Over the past few years, I’ve stumbled upon, and soon clicked away from, a few PBS retrospectives of famous 1960s musicians. The network turns these rockumentaries and folkumentaries into mawkish, hagiographic, pledge-break-punctuated fundraisers targeting those who were in their teens and twenties during that time. The formula must work, because PBS seems to replicate it.
For several years before the Scamdemic, the young often expressed disdain for those over 55 by dismissively saying “OK, Boomer” to elders who had expressed some un-PC perspective. Yet, when the oldest Boomers—and those older than that—were said to be dying “from Covid,” Gen Z suddenly reversed course, revered the generic elder and scornfully labeled those who opposed lockdowns “Grandma killers.”
Hmmm…
In the decades since their teens and early twenties, many former Boomer hippies got various college degrees, changed their wardrobes and hairstyles and became members of the upper middle class. I’m talkin’ ‘bout My Generation; I know these people. They have nice houses, nice cars, nice clothes, vacation houses, cleaning people and equities portfolios and send their kids to private schools. They have jobs as public school teachers, Democratic political operatives (same thing), attorneys, government, college and hospital administrators, psychologists, Pharma reps, in IT or as consultants. Despite their favorable socioeconomic status, many still want to consider themselves iconoclasts and champions of the little person. Hey, they went to Woodstock. Or at least knew someone whose cousin did. Well, he woulda gone if he didn’t get stuck in traffic.
These now-affluent erstwhile rebels comprise a large share of PBS watchers and NPR listeners. The PBS website describes its listeners to advertisers by noting, inter alia, that the average PBS watcher takes three vacations/year. PBS and NPR-sponsoring “viewers like you—” sort of—have abundant disposable income that they’re willing to contribute to broadcasters that, while already government funded, routinely mis-portray society and events in a way that affirm donors’ monolithically “liberal” worldview. This demographic is willing to buy some fundraising concert DVD. And why not? Think of all that “rare concert footage.”

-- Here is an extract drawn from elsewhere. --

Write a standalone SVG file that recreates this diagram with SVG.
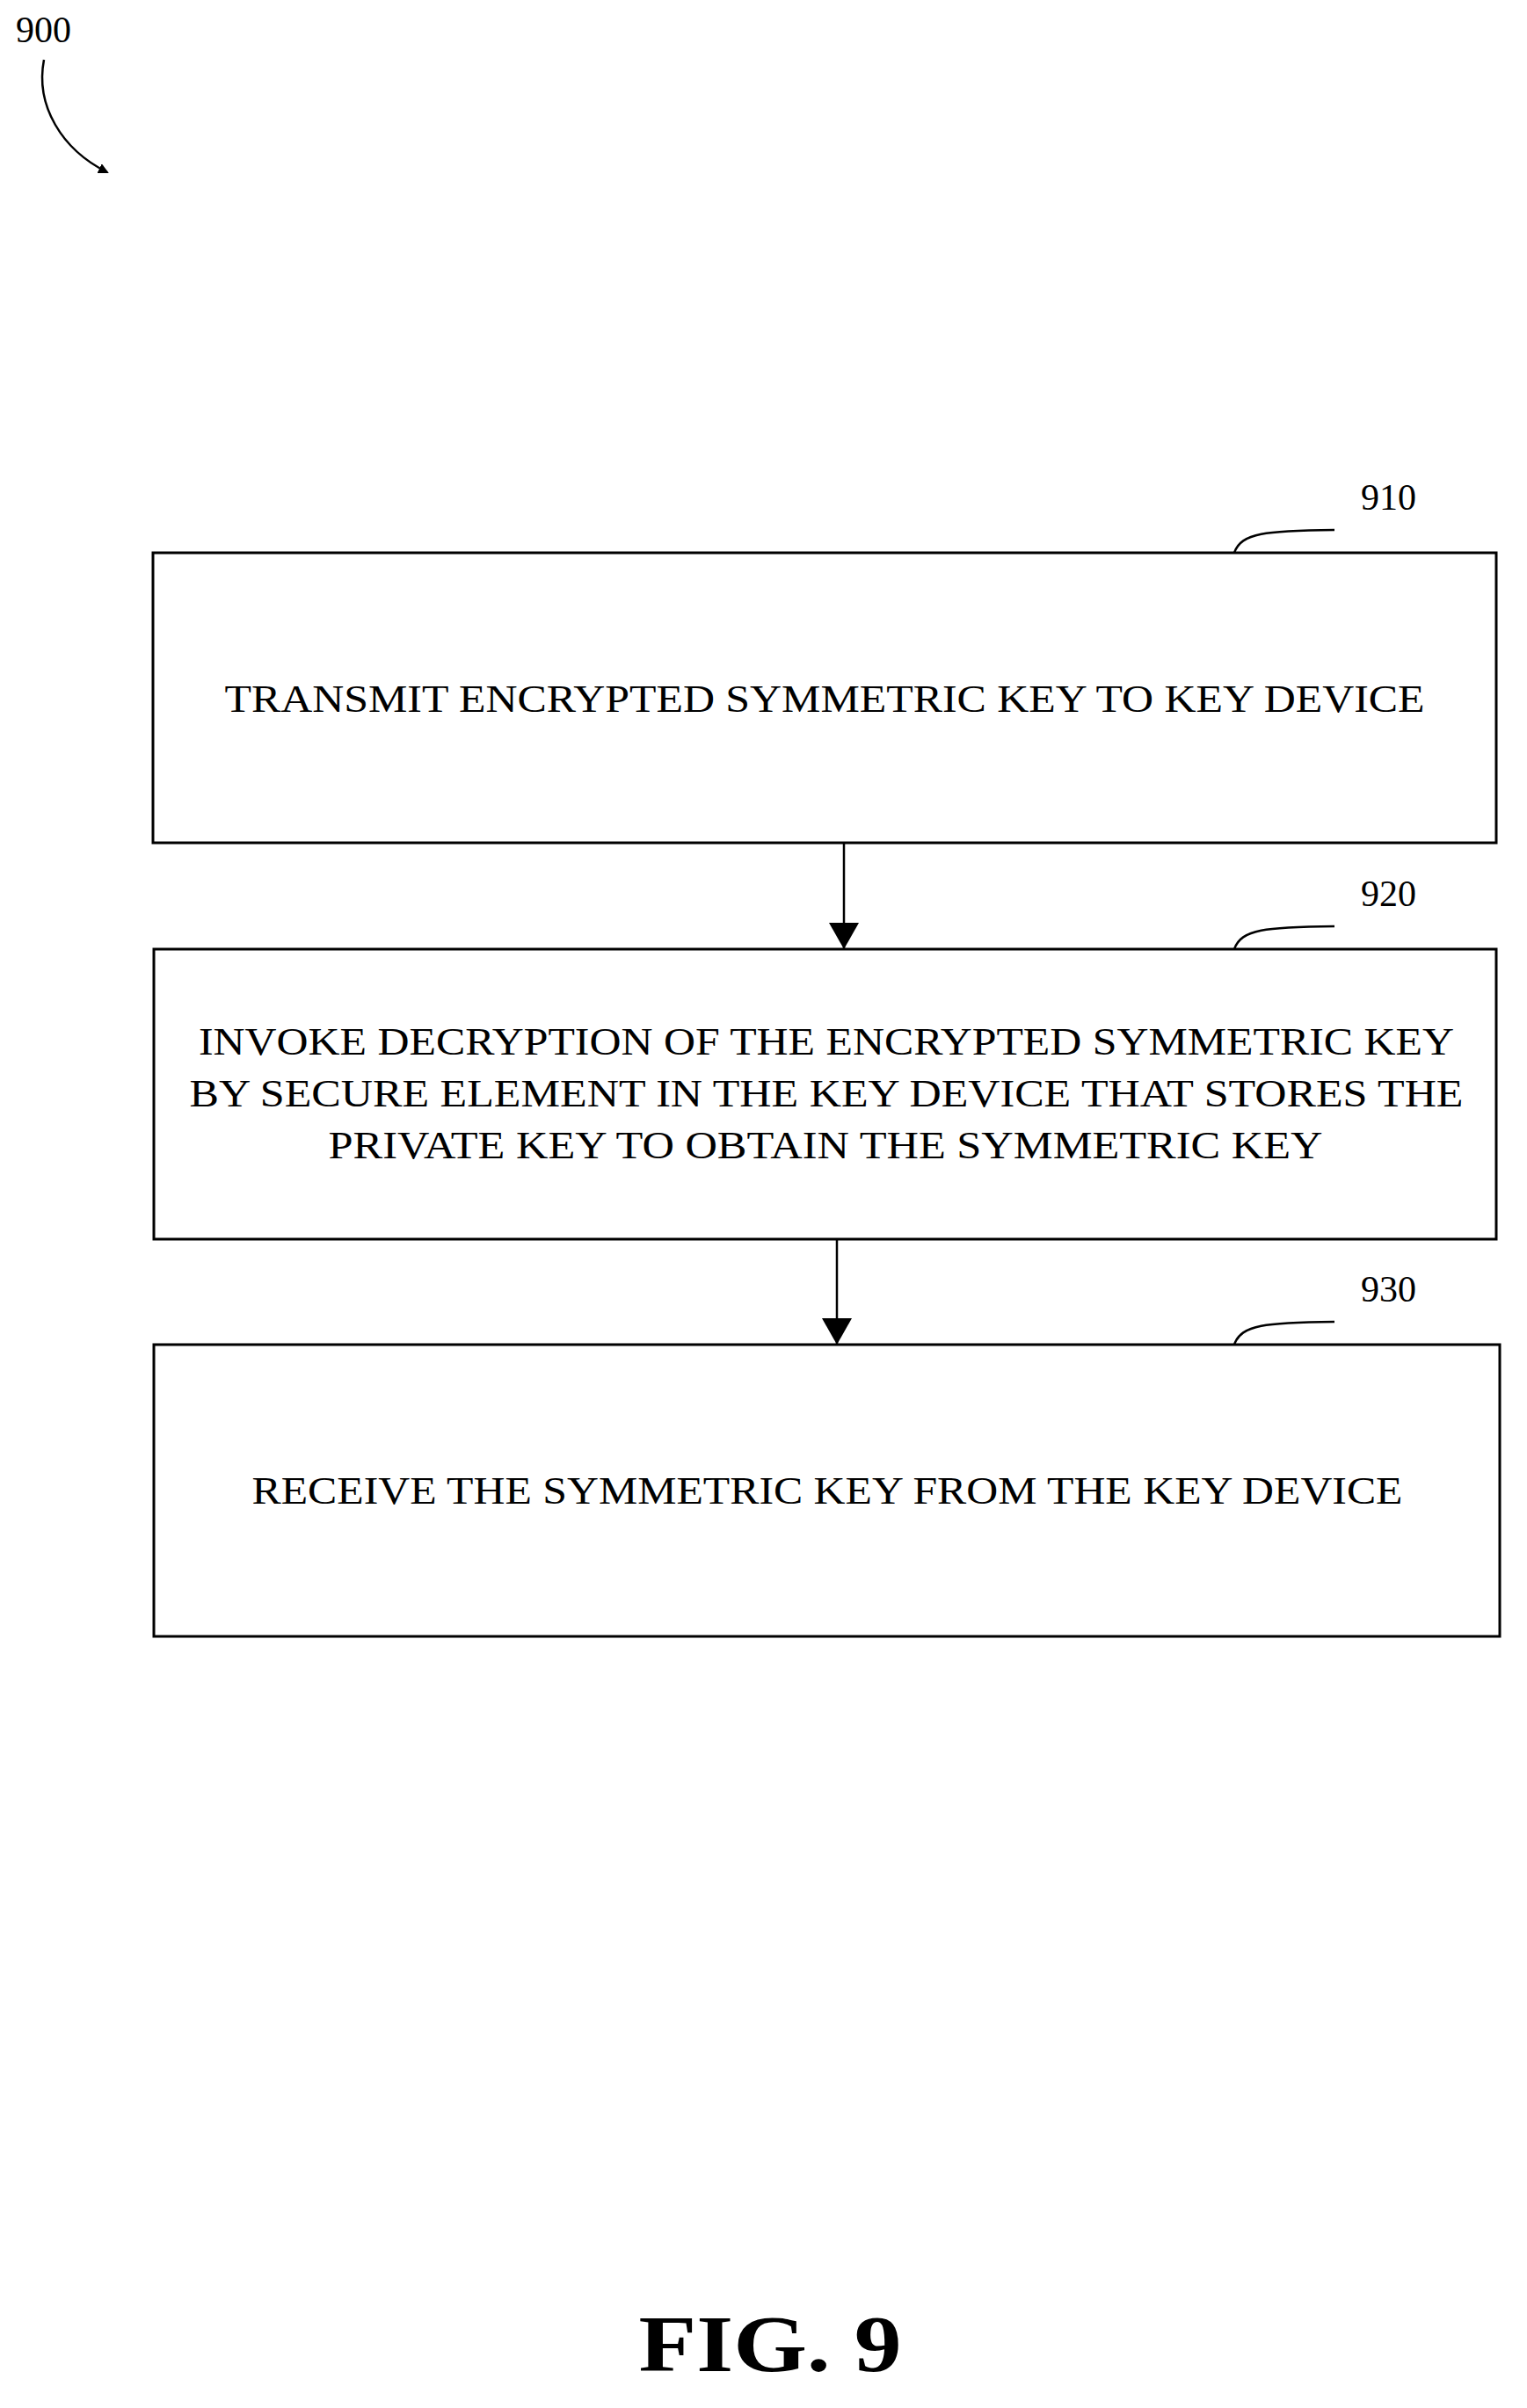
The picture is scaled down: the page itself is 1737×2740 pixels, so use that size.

I recently saw a few minutes of one such PBS docu-fundraiser portraying sixties guitarist/vocalist Jimi Hendrix. I was too young to be a Hendrix devotee. His music was scarcely played on the radio. But I knew, from seeing his poster in some teen boutique, that he was a flamboyant, headbanded, big Afro-ed guitarist. Listening to his records was transgressive. Liking Hendrix connoted rebelliousness and sophistication.